A Black Day For Internet Freedom In Germany
Several readers including erlehmann and tmk wrote to inform us about the dawning of Internet censorship in Germany under the usual guise of protecting the children. "This week, the two big political parties ruling Germany in a coalition held the final talks on their proposed Internet censorship scheme. DNS queries for sites on a list will be given fake answers that lead to a page with a stop sign. The list itself is maintained by the German federal police (Bundeskriminalamt). A protest movement has formed over the course of the last several months, and over 130K citizens have signed a petition protesting the law. Despite this, and despite criticism from all sides, the two parties sped up the process for the law to be signed on Thursday, June 18, 2009."
We've had that in Denmark for years now. OpenDNS should be the solution to all of your problems...
Looks like it's time for Germans to learn how to browse like the Chinese; Encryption, proxies, darknets, deep web crawling, and leaving as few traces behind as possible.
For whatever naive reason I allowed myself to assume that Western Europe had finally begun to understand that police states are regressive and undesirable. Each passing day, it becomes clearer and clearer that realization has still yet to be made.
Before you get on ze net, ve neet to zee your papers. Your papers, bitte.
First, switch to Open DNS, second, vote the bastards out. Keep voting the bastards out until you get your bastards in there.
Censorship is *always* backed by the majority. Doesn't keep it from being a violation of human rights.
Liberte, Egalite, Fraternite (TM)
Yeah, that is exactly what Alexis de Tocqueville and John Stuart Mill warned about when they talked about the "Tyranny of the majority."
SJW: Someone who has run out of real oppression, and has to fake it.
Read TFA. This is not a 'police state' in the forming.
Indeed not. When the police can decide what you are and aren't allowed to access on the Internet, the police state is already here.
The real discouraging thing here isn't the law itself (though that'd be enough in and of itself), it's the fact that despite criticism from all sides, a huge petition, thousands of people writing their elected officials and several protests outside government buildings the law is still being passed. Hell I've even seen stickers protesting the proposed law at bus stops and train stations. The "Zensursula" stickers are everywhere around here. When your government flat out ignores these things what's left to do? Wait for the next election, elect some other party into the majority and hope they actually behave differently? Just seems like every year things get worse, no matter who's in office.
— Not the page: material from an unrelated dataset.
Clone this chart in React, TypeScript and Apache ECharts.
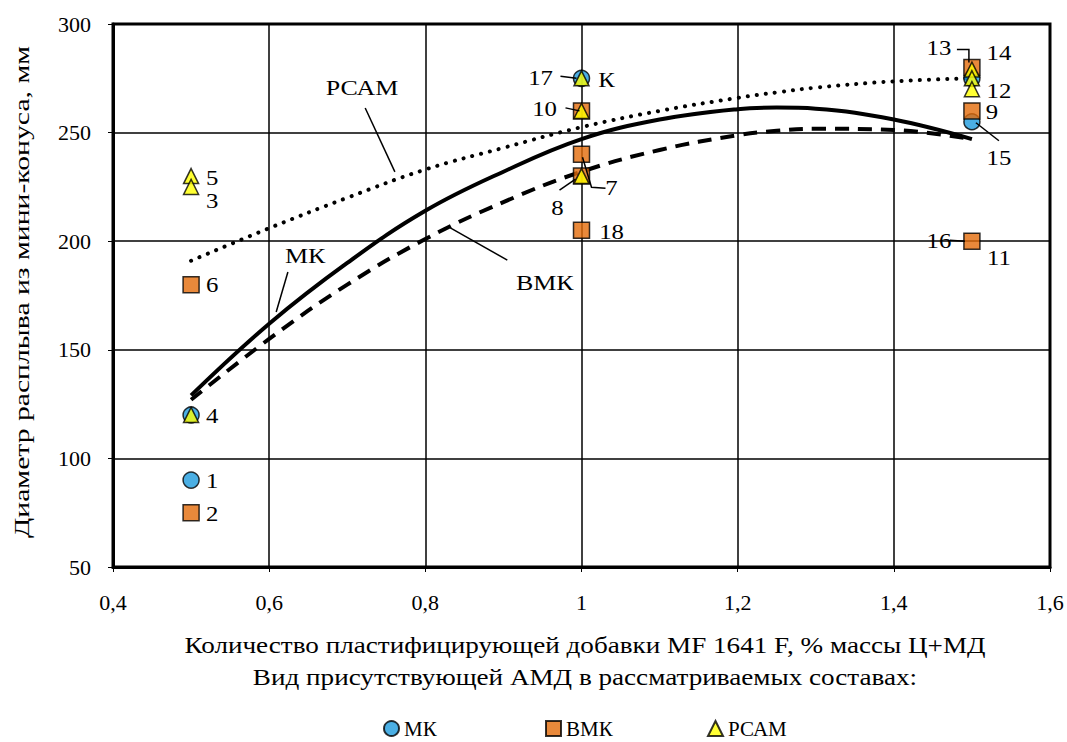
import React, { useEffect, useRef } from "react";
import * as echarts from "echarts";

// ---- data ----
const mkPoints: [number, number][] = [[0.5, 90], [0.5, 120], [1.0, 275], [1.5, 275], [1.5, 255]];
const bmkPoints: [number, number][] = [[0.5, 75], [0.5, 180], [1.0, 260], [1.0, 240], [1.0, 230], [1.0, 205], [1.5, 280], [1.5, 260], [1.5, 200]];
const pcamPoints: [number, number][] = [[0.5, 230], [0.5, 225], [0.5, 120], [1.0, 275], [1.0, 260], [1.0, 230], [1.5, 279], [1.5, 275], [1.5, 270]];

const trendX = [0.5, 0.6, 0.7, 0.8, 0.9, 1.0, 1.1, 1.2, 1.25, 1.3, 1.4, 1.5];
const mkTrend = [129, 162, 190, 214, 232, 247, 256, 260.8, 261.5, 261, 256, 247];
const bmkTrend = [127, 155, 180, 201, 218, 232, 242, 248.8, 250.8, 251.8, 251.2, 247];
const pcamTrend = [191, 206, 220, 233, 243, 252.5, 260, 266, 268.5, 270.7, 273.6, 275];

const seriesNames = ["МК", "ВМК", "РСАМ"];
const xTitle1 = "Количество пластифицирующей добавки MF 1641 F, % массы Ц+МД";
const xTitle2 = "Вид присутствующей АМД в рассматриваемых составах:";
const yTitle = "Диаметр расплыва из мини-конуса, мм";

// point labels: text, anchor x, anchor y, pixel offset
const pointLabels: [string, number, number, number, number][] = [
  ["5", 0.5, 230, 21, 2], ["3", 0.5, 225, 21, 14], ["6", 0.5, 180, 21, 1], ["4", 0.5, 120, 21, 1],
  ["1", 0.5, 90, 21, 1], ["2", 0.5, 75, 21, 1],
  ["17", 1.0, 275, -41, 0], ["К", 1.0, 275, 25, 2], ["10", 1.0, 260, -37, -2], ["7", 1.0, 240, 30, 34],
  ["8", 1.0, 230, -24, 32], ["18", 1.0, 205, 30, 2],
  ["13", 1.5, 280, -33, -19], ["14", 1.5, 280, 27, -14], ["12", 1.5, 270, 27, 2], ["9", 1.5, 260, 20, 1],
  ["15", 1.5, 255, 27, 36], ["16", 1.5, 200, -33, 0], ["11", 1.5, 200, 27, 17],
];
const pointLeaders: [number, number, [number, number][]][] = [
  [1.0, 275, [[-21, -2], [-5, 0]]],
  [1.0, 260, [[-16, -3], [-2, 0]]],
  [1.0, 240, [[1, 3], [10, 33], [24, 34]]],
  [1.0, 230, [[-22, 14], [-6, 3]]],
  [1.5, 280, [[-15, -18], [-3, -18], [-3, -5]]],
  [1.5, 255, [[4, 1], [27, 19]]],
  [1.5, 200, [[-22, -1], [-7, 0]]],
];
const curveLabels: [string, number, number][] = [["РСАМ", 0.719, 270.5], ["МК", 0.646, 193.2], ["ВМК", 0.953, 180.8]];
const curveLeaders: [number, number, number, number][] = [
  [0.723, 261.3, 0.761, 231.9], [0.624, 185.8, 0.609, 167.4], [0.832, 206.1, 0.905, 191.3],
];
const legendLefts = [378, 540, 702];

const FONT = "Liberation Serif";
const SX = 1.18;

export default function App() {
  const ref = useRef<HTMLDivElement>(null);
  useEffect(() => {
    document.body.style.margin = "0";
    const chart = echarts.init(ref.current!, null, { renderer: "svg" });
    const border = { borderColor: "#000", borderWidth: 1.5 };
    const option: any = {
      animation: false,
      backgroundColor: "#fff",
      textStyle: { fontFamily: FONT },
      grid: { left: 113, right: 17, top: 24, bottom: 175, show: true, borderColor: "#000", borderWidth: 3, backgroundColor: "transparent" },
      xAxis: {
        type: "value", min: 0.4, max: 1.6, interval: 0.2,
        axisLine: { show: true, lineStyle: { color: "#000", width: 3 } },
        axisTick: { show: true, length: 5, lineStyle: { color: "#000", width: 1 } },
        splitLine: { show: true, lineStyle: { color: "#000", width: 1.5 } },
        axisLabel: {
          margin: 24, color: "#000", fontFamily: FONT, fontSize: 22,
          formatter: (v: number) => String(Math.round(v * 10) / 10).replace(".", ","),
        },
      },
      yAxis: {
        type: "value", min: 50, max: 300, interval: 50,
        axisLine: { show: true, lineStyle: { color: "#000", width: 3 } },
        axisTick: { show: true, length: 5, lineStyle: { color: "#000", width: 1 } },
        splitLine: { show: true, lineStyle: { color: "#000", width: 1.5 } },
        axisLabel: { margin: 22, color: "#000", fontFamily: FONT, fontSize: 22 },
      },
      legend: seriesNames.map((n, i) => ({
        data: [n], left: legendLefts[i], top: 713, itemWidth: 15, itemHeight: 15,
        textStyle: { fontFamily: FONT, fontSize: 21, color: "#000" },
      })),
      series: [
        { type: "line", data: trendX.map((x, i) => [x, pcamTrend[i]]), smooth: 0.4, showSymbol: false, silent: true,
          lineStyle: { color: "#000", width: 4, type: [0.1, 9], cap: "round" }, z: 2 },
        { type: "line", data: trendX.map((x, i) => [x, mkTrend[i]]), smooth: 0.4, showSymbol: false, silent: true,
          lineStyle: { color: "#000", width: 4 }, z: 2 },
        { type: "line", data: trendX.map((x, i) => [x, bmkTrend[i]]), smooth: 0.4, showSymbol: false, silent: true,
          lineStyle: { color: "#000", width: 4, type: [14, 9] }, z: 2 },
        { name: "МК", type: "scatter", data: mkPoints, symbol: "circle", symbolSize: 16,
          itemStyle: { color: "#1E9BDD", ...border }, z: 3 },
        { name: "ВМК", type: "scatter", data: bmkPoints, symbol: "rect", symbolSize: 16,
          itemStyle: { color: "#E46C0A", ...border }, z: 4 },
        { name: "РСАМ", type: "scatter", data: pcamPoints, symbol: "triangle", symbolSize: 15,
          itemStyle: { color: "#FFFF00", ...border }, z: 5 },
      ],
    };
    chart.setOption(option);

    const px = (x: number, y: number) => chart.convertToPixel({ gridIndex: 0 }, [x, y]) as number[];
    const txt = (text: string, x: number, y: number, size: number, rot = 0, sx = SX) => ({
      type: "text", x, y, rotation: rot, scaleX: sx, z: 100,
      style: { text, fill: "#000", fontFamily: FONT, fontSize: size, align: "center", verticalAlign: "middle" },
    });
    const graphics: any[] = [];
    pointLabels.forEach(([t, x, y, dx, dy]) => {
      const p = px(x, y);
      graphics.push(txt(t, p[0] + dx, p[1] + dy, 21));
    });
    pointLeaders.forEach(([x, y, pts]) => {
      const p = px(x, y);
      graphics.push({ type: "polyline", z: 100, shape: { points: pts.map(([dx, dy]) => [p[0] + dx, p[1] + dy]) },
        style: { stroke: "#000", lineWidth: 1.5, fill: null } });
    });
    curveLabels.forEach(([t, x, y]) => {
      const p = px(x, y);
      graphics.push(txt(t, p[0], p[1], 22));
    });
    curveLeaders.forEach(([x1, y1, x2, y2]) => {
      const a = px(x1, y1), b = px(x2, y2);
      graphics.push({ type: "line", z: 100, shape: { x1: a[0], y1: a[1], x2: b[0], y2: b[1] }, style: { stroke: "#000", lineWidth: 1.5 } });
    });
    graphics.push(txt(xTitle1, 585, 645, 23));
    graphics.push(txt(xTitle2, 585, 677, 23));
    graphics.push(txt(yTitle, 22, 292, 22, Math.PI / 2, 1.35));
    chart.setOption({ graphic: graphics });

    return () => chart.dispose();
  }, []);
  return <div ref={ref} style={{ width: 1067, height: 742 }} />;
}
One other fun fact, the ruling parties (the CDU and SPD) have already mentioned using this blacklist for other things too, mainly gambling sites, Islamic sites and "Killerspiele" (sites that contain or promote violent games).
It all brings to mind that South Park baseball episode where Randy gets arrested, with one small difference, "Oh I'm sorry I thought this was a democracy".
Murphey's fighting Occam, and we're in the stands.